Data segment ▸
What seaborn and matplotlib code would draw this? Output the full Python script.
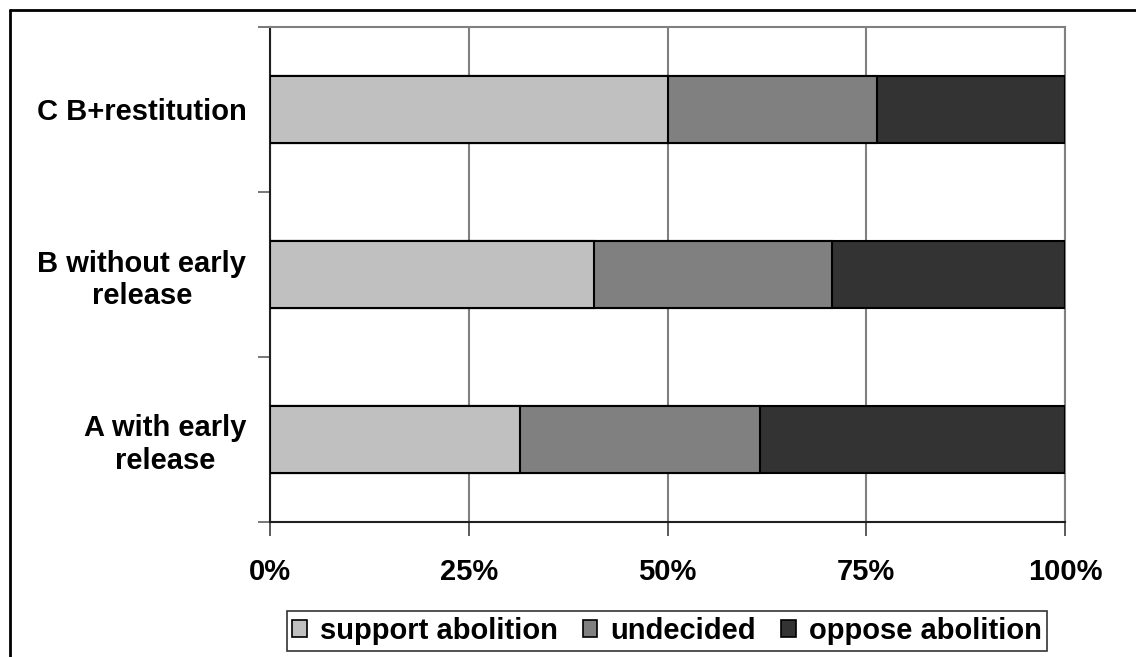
import matplotlib
matplotlib.use("Agg")
import matplotlib.pyplot as plt
from matplotlib.lines import Line2D
from matplotlib.patches import Patch
from matplotlib.ticker import PercentFormatter, FixedLocator
import numpy as np
import pandas as pd
import seaborn as sns

# Survey scenarios (top to bottom) and response shares in percent
scenarios = ["C B+restitution", "B without early\nrelease", "A with early\nrelease"]
support = [50.0, 40.8, 31.4]
undecided = [26.3, 29.9, 30.2]
oppose = [23.7, 29.3, 38.4]

series_names = ["support abolition", "undecided", "oppose abolition"]
series_colors = ["#C0C0C0", "#808080", "#333333"]

sns.set_style("white")
plt.rcParams["font.family"] = ["Liberation Sans", "DejaVu Sans"]
plt.rcParams["font.weight"] = "bold"
plt.rcParams["text.color"] = "black"

df = pd.DataFrame({
    "scenario": scenarios,
    "support": support,
    "undecided": undecided,
    "oppose": oppose,
})
df["cum_support"] = df["support"]
df["cum_undecided"] = df["support"] + df["undecided"]
df["cum_total"] = df["cum_undecided"] + df["oppose"]

W, H = 1136, 657
fig = plt.figure(figsize=(W / 100, H / 100), dpi=100)
ax = fig.add_axes([270 / W, 1 - 522 / H, (1065 - 270) / W, (522 - 27) / H])

# Stacked bars: draw cumulative totals back to front
bar_kw = dict(orient="h", order=scenarios, width=0.41, edgecolor="black",
              linewidth=1.5, errorbar=None, ax=ax, zorder=3)
sns.barplot(data=df, x="cum_total", y="scenario", color=series_colors[2], **bar_kw)
sns.barplot(data=df, x="cum_undecided", y="scenario", color=series_colors[1], **bar_kw)
sns.barplot(data=df, x="cum_support", y="scenario", color=series_colors[0], **bar_kw)
for p in ax.patches:
    p.set_facecolor(p.get_facecolor()[:3])
    p.set_alpha(1)

ax.set_xlim(0, 100)
ax.set_ylim(2.5, -0.5)
ax.set_xlabel("")
ax.set_ylabel("")

# x axis: percent ticks with vertical gridlines
ax.set_xticks([0, 25, 50, 75, 100])
ax.xaxis.set_major_formatter(PercentFormatter(decimals=0))
ax.grid(axis="x", color="#808080", linewidth=1.5, zorder=0)
ax.set_axisbelow(True)
ax.tick_params(axis="x", which="major", direction="out", length=10, width=1.2,
               color="#404040", pad=16, labelsize=21, labelcolor="black", bottom=True)

# y axis: category labels without ticks, small ticks between categories
ax.yaxis.set_minor_locator(FixedLocator([-0.5, 0.5, 1.5, 2.5]))
ax.tick_params(axis="y", which="major", length=0, pad=17, labelsize=21, labelcolor="black")
ax.tick_params(axis="y", which="minor", direction="out", length=9, width=1.2,
               color="#606060", left=True)
for t in ax.get_yticklabels():
    t.set_multialignment("center")
    t.set_fontweight("bold")
for t in ax.get_xticklabels():
    t.set_fontweight("bold")

for side in ["left", "bottom"]:
    ax.spines[side].set_color("#202020")
    ax.spines[side].set_linewidth(1.5)
for side in ["top", "right"]:
    ax.spines[side].set_color("#808080")
    ax.spines[side].set_linewidth(1.5)

handles = [Patch(facecolor=c, edgecolor="black", linewidth=1.2) for c in series_colors]
leg = fig.legend(handles, series_names, loc="center", bbox_to_anchor=(667 / W, 1 - 631 / H),
                 ncol=3, frameon=True, fancybox=False, edgecolor="black",
                 prop={"size": 21, "weight": "bold"}, handlelength=0.5, handleheight=0.5,
                 handletextpad=0.45, columnspacing=0.85, borderpad=0.2, borderaxespad=0)
leg.get_frame().set_linewidth(1.2)
for t in leg.get_texts():
    t.set_color("black")

# Outer chart frame (top and left edges visible)
fig.add_artist(Line2D([10 / W, 10 / W], [0, 1 - 10 / H], transform=fig.transFigure,
                      color="black", linewidth=2))
fig.add_artist(Line2D([10 / W, 1], [1 - 10 / H, 1 - 10 / H], transform=fig.transFigure,
                      color="black", linewidth=2))

fig.savefig("out.png", dpi=100)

What you have to do ▸ Go through the lines above. Select every one that has the string "seaborn".

Solution to this task ▸
What seaborn and matplotlib code would draw this? Output the full Python script.
import seaborn as sns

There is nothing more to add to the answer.